There needs to be another piece, or even two pieces possibly added here. One is enterprise-class data protection with snapshots, clones and replication. The other is a capacity play. Fusion-io could add its own backend disk storage or do a deal with a cloud storage provider – like Nirvanix or Joyent (both enterprise-class), or Amazon and Google – and have the cloud become the back-end capacity storage vault and protection destination. That would significantly reduce its R&D.

IOV

Server I/O virtualisation (IOV) is a tough game but looks to be an essential piece of our God box-building exercise. Micron has picked up Virtensys which failed to popularise its technology. Aprius crashed and, by the way, a co-founder, Peter Kirkpatrick, now works as a principle engineer for Violin Memory, so it too could be thinking of taking its existing direct server PCIe connect capability and turning it into a shared server PCIe connection capability, and so getting rid of network latency.

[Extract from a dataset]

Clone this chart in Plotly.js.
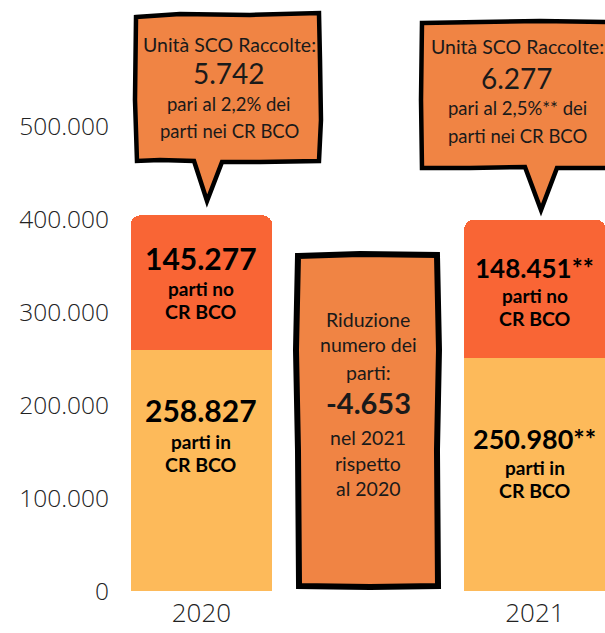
<html>
<head>
    <script src="https://cdn.plot.ly/plotly-3.0.1.min.js"></script>
    <style>
        body { margin: 0; padding: 0; background: #fff; }
        #chart { width: 605px; height: 633px; }
    </style>
</head>
<body>
    <div id="chart"></div>
    <script>
        // dati
        const anni = ['2020', '2021'];
        const partiInCR = [258827, 250980];
        const partiNoCR = [145277, 148451];
        const etichetteIn = ['258.827', '250.980**'];
        const etichetteNo = ['145.277', '148.451**'];
        const unitaSCO = ['5.742', '6.277'];
        const percentualiSCO = ['2,2%', '2,5%**'];
        const riduzione = '-4.653';

        const categorie = [anni[0], ' ', anni[1]];

        // geometria del plot in pixel (per i fumetti)
        const L = 118, R = 605, T = 33, B = 591;
        const W = R - L, H = B - T;
        const px = x => (x - L) / W;
        const py = y => (B - y) / H;
        const path = pts => 'M ' + pts.map(p => px(p[0]).toFixed(4) + ',' + py(p[1]).toFixed(4)).join(' L ') + ' Z';

        const traceIn = {
            x: anni,
            y: partiInCR,
            type: 'bar',
            marker: { color: '#FDBA5A', line: { width: 0 } },
            hoverinfo: 'skip'
        };
        const traceNo = {
            x: anni,
            y: partiNoCR,
            type: 'bar',
            marker: { color: '#F96535', line: { width: 0 } },
            hoverinfo: 'skip'
        };

        const txt = (text, x, y, size, bold, extra) => Object.assign({
            text: text, x: x, y: y, xref: 'x', yref: 'paper',
            showarrow: false, xanchor: 'center', yanchor: 'middle',
            font: { family: 'Lato, sans-serif', size: size, color: '#1a1a1a', weight: bold ? 'bold' : 'normal' }
        }, extra || {});

        const annotations = [];

        // etichette delle barre (x = indice della categoria)
        const shiftNo = [[25, -6, -29], [21, -7, -30]];
        const shiftIn = [[-60, -91, -114], [-81, -110, -133]];
        const sizeNumNo = [30, 26];
        const sizeNumIn = [30, 27];
        anni.forEach((a, i) => {
            const xi = categorie.indexOf(a);
            const centroNo = partiInCR[i] + partiNoCR[i] / 2;
            const bold = { family: 'Lato, sans-serif', color: '#000', weight: 'bold' };
            [[etichetteNo[i], sizeNumNo[i]], ['parti no', 19], ['CR BCO', 19.5]].forEach((r, k) => {
                annotations.push({ text: r[0], x: xi, y: centroNo, xref: 'x', yref: 'y', yshift: shiftNo[i][k],
                    showarrow: false, font: Object.assign({ size: r[1] }, bold) });
            });
            [[etichetteIn[i], sizeNumIn[i]], ['parti in', 19], ['CR BCO', 19.5]].forEach((r, k) => {
                annotations.push({ text: r[0], x: xi, y: partiInCR[i], xref: 'x', yref: 'y', yshift: shiftIn[i][k],
                    showarrow: false, font: Object.assign({ size: r[1] }, bold) });
            });
        });

        // fumetti
        const fumX = [px(229), px(517)];
        const fumY = [[44, 73, 104, 131], [46, 78, 108, 136]];
        anni.forEach((a, i) => {
            const righe = [['Unità SCO Raccolte:', 19.5], [unitaSCO[i], 28], ['pari al ' + percentualiSCO[i] + ' dei', 18.5], ['parti nei CR BCO', 18.5]];
            righe.forEach((r, k) => {
                annotations.push(txt(r[0], fumX[i], py(fumY[i][k]), r[1], false, { xref: 'paper' }));
            });
        });

        // box centrale
        const righeMid = [['Riduzione', 19.5, 319], ['numero dei', 19.5, 345], ['parti:', 19.5, 372], [riduzione, 29, 402, true],
            ['nel 2021', 19.5, 437], ['rispetto', 19.5, 463], ['al 2020', 19.5, 489]];
        righeMid.forEach(r => annotations.push(txt(r[0], 1, py(r[2]), r[1], r[3])));

        const bordo = { color: '#000', width: 4.5 };
        const shapes = [
            {
                type: 'path', xref: 'paper', yref: 'paper', fillcolor: '#F08444', line: bordo, layer: 'above',
                path: path([[136,17],[180,14],[250,15],[319,13],[320,60],[321,120],[319,161],[260,162],[222,162],
                    [207,201],[194,161],[160,160],[137,161],[135,100]])
            },
            {
                type: 'path', xref: 'paper', yref: 'paper', fillcolor: '#F08444', line: bordo, layer: 'above',
                path: path([[422,23],[480,22],[540,21],[614,22],[614,168],[557,168],[541,210],[525,167],[470,168],
                    [422,168],[421,100]])
            },
            {
                type: 'path', xref: 'paper', yref: 'paper', fillcolor: '#F08444', line: { color: '#000', width: 6 }, layer: 'above',
                path: path([[298,256],[360,254],[437,255],[439,350],[437,450],[438,586],[370,587],[299,586],[298,450],[296,350]])
            }
        ];

        const layout = {
            width: 605,
            height: 633,
            margin: { l: L, r: 0, t: T, b: 633 - B, pad: 0 },
            barmode: 'stack',
            bargap: 0.15,
            barcornerradius: 10,
            showlegend: false,
            separators: ',.',
            plot_bgcolor: '#fff',
            paper_bgcolor: '#fff',
            xaxis: {
                type: 'category',
                categoryorder: 'array',
                categoryarray: categorie,
                range: [-0.5, 2.42],
                showgrid: false, zeroline: false, showline: false,
                tickfont: { family: 'Open Sans, sans-serif', size: 26, color: '#222', weight: 300 },
                ticklabelstandoff: 4
            },
            yaxis: {
                range: [0, 600000],
                tickvals: [0, 100000, 200000, 300000, 400000, 500000],
                tickformat: ',d',
                showgrid: false, zeroline: false, showline: false,
                tickfont: { family: 'Open Sans, sans-serif', size: 24.5, color: '#222', weight: 300 },
                ticklabelstandoff: 8
            },
            shapes: shapes,
            annotations: annotations
        };

        Plotly.newPlot('chart', [traceIn, traceNo], layout, { staticPlot: true });
    </script>
</body>
</html>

EMC's pre-selling of ProjectThunder has raised the stakes in the high-speed server-to-server-and-storage interconnect game enormously. It and Fusion-io have the most skin in the game. The other flash array, flash-HDD combo array, PCIe flash cache, and flash-enhanced drive array vendors have to decide whether the end game we have described here – our mythical God Box – is a coming storage reality or pie in the sky.

If it is unreal, then carry on doing what you are doing.

If it isn't ... you are toast - unless you respond. ®